Examine the entries and show every line in which the word "Write" is found.

### [DATASET]
★ ★ ★ ★ ★

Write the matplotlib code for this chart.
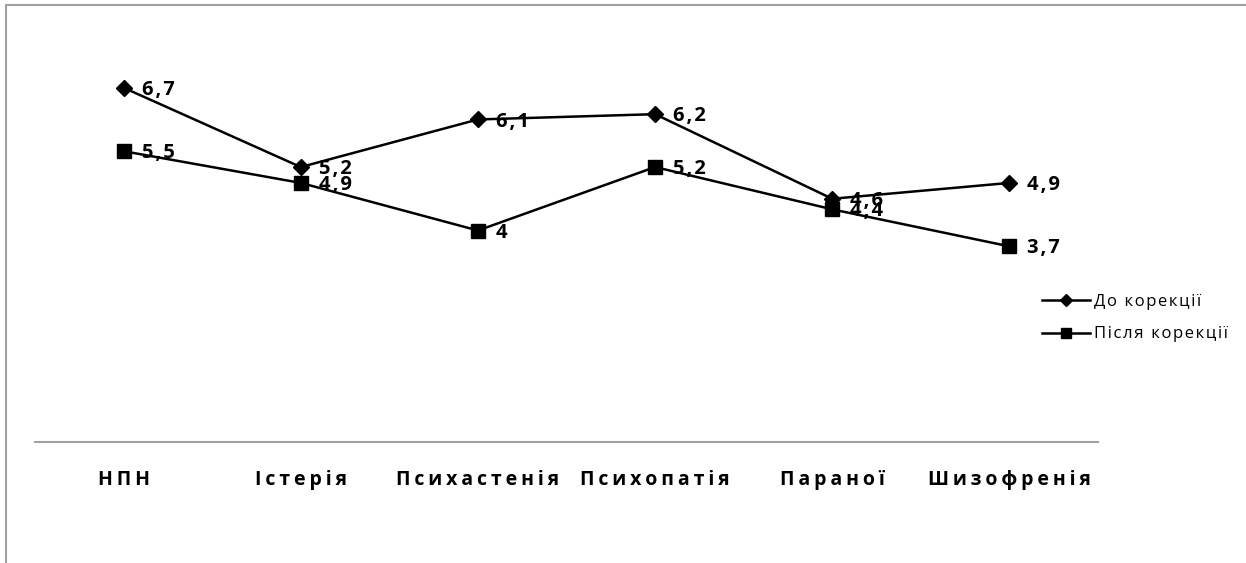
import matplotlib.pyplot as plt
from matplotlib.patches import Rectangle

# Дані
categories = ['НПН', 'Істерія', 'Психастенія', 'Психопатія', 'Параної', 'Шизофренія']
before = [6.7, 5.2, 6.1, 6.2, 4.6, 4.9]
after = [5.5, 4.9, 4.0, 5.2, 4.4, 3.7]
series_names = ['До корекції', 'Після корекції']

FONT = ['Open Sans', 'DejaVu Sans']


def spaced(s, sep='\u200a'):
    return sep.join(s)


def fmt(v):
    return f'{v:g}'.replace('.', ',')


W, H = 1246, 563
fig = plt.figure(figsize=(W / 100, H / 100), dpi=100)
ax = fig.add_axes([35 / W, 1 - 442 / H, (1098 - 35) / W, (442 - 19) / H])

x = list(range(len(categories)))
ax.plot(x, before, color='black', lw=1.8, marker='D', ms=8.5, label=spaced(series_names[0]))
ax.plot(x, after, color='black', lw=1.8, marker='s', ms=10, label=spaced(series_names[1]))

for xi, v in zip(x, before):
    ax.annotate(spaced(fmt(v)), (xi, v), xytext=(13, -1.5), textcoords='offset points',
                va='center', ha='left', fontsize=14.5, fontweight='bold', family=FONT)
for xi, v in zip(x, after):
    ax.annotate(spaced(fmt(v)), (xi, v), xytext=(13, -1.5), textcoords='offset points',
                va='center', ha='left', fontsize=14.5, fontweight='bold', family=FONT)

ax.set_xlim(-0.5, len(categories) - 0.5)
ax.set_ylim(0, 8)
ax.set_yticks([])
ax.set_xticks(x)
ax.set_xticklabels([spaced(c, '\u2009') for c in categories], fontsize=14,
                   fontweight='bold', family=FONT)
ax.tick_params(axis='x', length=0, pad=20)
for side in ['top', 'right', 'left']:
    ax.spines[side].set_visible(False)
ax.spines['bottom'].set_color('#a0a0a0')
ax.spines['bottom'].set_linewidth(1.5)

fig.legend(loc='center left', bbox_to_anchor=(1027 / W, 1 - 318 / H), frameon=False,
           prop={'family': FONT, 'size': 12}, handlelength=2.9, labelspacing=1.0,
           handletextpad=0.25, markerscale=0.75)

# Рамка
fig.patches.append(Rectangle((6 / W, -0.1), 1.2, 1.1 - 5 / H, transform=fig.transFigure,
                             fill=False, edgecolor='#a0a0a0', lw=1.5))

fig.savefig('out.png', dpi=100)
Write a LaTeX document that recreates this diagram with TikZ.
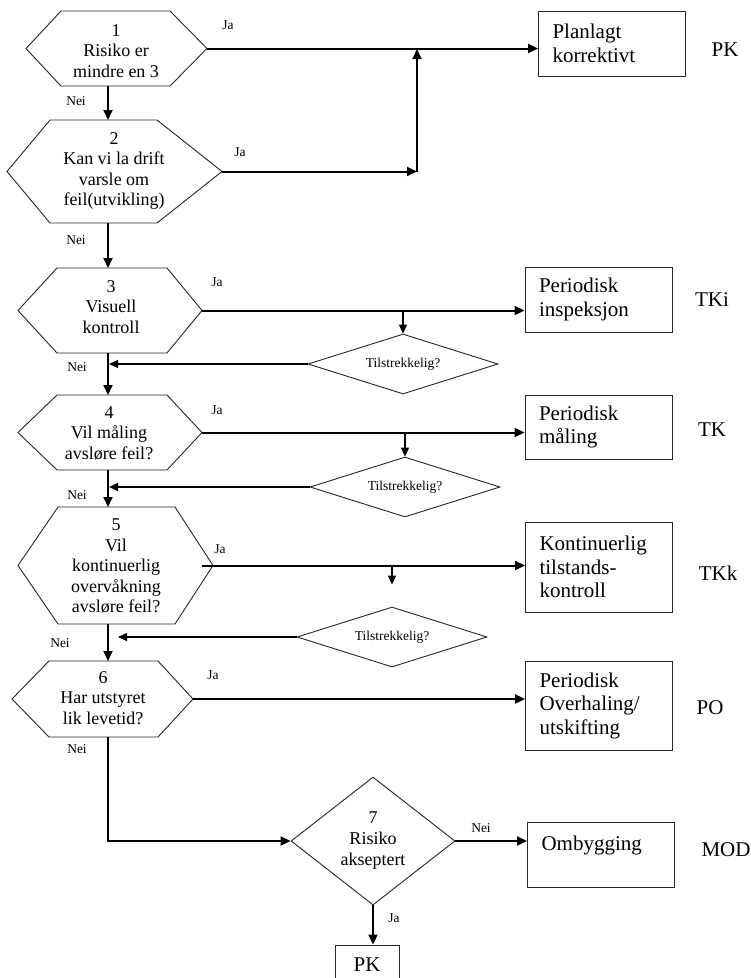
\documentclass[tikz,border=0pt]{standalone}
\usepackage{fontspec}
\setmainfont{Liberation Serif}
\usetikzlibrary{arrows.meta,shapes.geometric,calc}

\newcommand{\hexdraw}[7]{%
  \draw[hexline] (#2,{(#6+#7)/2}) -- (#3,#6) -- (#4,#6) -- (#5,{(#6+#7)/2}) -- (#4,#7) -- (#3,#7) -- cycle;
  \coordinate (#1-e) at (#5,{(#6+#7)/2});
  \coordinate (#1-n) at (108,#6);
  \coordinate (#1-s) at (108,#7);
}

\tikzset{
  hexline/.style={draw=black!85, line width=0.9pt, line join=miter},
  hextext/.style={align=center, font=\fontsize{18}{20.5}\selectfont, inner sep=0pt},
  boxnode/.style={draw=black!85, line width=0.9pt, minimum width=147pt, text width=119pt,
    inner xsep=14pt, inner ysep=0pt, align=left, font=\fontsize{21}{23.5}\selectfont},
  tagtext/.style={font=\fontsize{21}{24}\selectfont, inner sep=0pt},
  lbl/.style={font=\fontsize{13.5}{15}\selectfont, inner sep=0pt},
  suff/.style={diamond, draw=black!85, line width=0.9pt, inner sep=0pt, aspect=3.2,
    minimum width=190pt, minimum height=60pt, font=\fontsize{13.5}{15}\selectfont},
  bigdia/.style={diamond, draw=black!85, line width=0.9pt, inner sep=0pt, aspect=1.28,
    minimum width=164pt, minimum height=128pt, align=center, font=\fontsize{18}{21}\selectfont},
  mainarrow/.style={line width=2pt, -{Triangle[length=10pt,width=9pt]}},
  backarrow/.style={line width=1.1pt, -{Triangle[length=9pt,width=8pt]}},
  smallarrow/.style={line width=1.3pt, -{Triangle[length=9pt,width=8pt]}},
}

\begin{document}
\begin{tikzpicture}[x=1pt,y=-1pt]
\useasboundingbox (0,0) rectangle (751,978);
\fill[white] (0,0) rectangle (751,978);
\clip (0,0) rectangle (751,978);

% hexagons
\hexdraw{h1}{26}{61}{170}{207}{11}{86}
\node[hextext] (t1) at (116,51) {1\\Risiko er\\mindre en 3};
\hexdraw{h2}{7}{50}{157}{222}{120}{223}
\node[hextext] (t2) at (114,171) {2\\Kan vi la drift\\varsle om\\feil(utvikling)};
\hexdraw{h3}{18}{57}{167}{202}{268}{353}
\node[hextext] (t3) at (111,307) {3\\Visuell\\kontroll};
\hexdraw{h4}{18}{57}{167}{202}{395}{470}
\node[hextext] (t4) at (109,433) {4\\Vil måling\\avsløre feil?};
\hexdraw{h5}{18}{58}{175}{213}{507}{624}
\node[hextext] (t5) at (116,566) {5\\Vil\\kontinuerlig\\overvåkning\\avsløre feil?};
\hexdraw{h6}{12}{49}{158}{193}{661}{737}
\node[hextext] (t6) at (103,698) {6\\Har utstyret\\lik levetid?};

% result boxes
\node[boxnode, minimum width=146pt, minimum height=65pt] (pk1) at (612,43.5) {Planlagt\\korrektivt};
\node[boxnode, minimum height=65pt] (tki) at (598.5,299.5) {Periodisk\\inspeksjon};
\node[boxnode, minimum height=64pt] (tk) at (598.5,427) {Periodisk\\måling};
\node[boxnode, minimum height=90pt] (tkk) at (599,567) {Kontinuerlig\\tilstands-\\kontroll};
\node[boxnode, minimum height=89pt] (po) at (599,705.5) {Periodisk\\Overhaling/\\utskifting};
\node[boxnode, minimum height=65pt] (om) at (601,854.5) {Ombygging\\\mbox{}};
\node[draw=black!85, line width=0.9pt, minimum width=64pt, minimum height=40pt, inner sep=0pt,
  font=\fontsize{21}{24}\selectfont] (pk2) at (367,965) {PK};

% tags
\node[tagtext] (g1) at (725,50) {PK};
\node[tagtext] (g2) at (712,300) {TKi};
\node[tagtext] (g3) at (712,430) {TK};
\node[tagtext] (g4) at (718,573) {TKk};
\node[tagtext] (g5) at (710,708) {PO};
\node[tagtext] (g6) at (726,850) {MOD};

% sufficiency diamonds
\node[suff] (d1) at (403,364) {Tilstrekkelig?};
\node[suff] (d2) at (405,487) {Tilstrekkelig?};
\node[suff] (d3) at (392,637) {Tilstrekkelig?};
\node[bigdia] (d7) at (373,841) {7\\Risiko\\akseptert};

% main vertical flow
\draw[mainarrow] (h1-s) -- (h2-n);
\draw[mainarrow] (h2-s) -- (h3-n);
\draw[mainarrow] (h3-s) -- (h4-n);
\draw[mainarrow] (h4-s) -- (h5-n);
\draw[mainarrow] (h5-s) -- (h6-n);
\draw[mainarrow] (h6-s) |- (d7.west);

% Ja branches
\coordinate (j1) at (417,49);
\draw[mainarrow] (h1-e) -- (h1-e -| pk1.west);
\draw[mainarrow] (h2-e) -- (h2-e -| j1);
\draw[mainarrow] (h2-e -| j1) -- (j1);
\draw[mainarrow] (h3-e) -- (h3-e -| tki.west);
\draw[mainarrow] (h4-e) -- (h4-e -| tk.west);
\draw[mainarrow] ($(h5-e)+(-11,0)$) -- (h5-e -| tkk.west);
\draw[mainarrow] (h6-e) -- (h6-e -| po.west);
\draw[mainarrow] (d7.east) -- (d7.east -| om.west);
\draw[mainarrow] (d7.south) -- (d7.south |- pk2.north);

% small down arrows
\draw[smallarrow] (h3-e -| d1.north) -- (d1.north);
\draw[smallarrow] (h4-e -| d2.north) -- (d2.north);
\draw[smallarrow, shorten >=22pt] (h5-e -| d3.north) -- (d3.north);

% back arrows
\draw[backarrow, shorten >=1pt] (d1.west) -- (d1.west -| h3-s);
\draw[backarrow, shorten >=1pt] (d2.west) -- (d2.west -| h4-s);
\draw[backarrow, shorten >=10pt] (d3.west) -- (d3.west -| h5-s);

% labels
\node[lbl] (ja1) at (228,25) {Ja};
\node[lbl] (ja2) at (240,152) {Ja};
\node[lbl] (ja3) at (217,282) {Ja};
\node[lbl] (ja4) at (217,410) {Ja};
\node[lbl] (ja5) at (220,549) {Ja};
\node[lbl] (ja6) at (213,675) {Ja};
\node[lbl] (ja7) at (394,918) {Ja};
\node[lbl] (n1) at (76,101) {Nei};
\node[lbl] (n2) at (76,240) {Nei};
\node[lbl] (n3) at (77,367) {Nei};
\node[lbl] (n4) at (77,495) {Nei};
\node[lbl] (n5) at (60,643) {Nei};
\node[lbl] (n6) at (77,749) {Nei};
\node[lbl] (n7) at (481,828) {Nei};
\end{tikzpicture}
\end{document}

★ ★ ★ ★ ★

### [ANSWER]
Write the matplotlib code for this chart.
Write a LaTeX document that recreates this diagram with TikZ.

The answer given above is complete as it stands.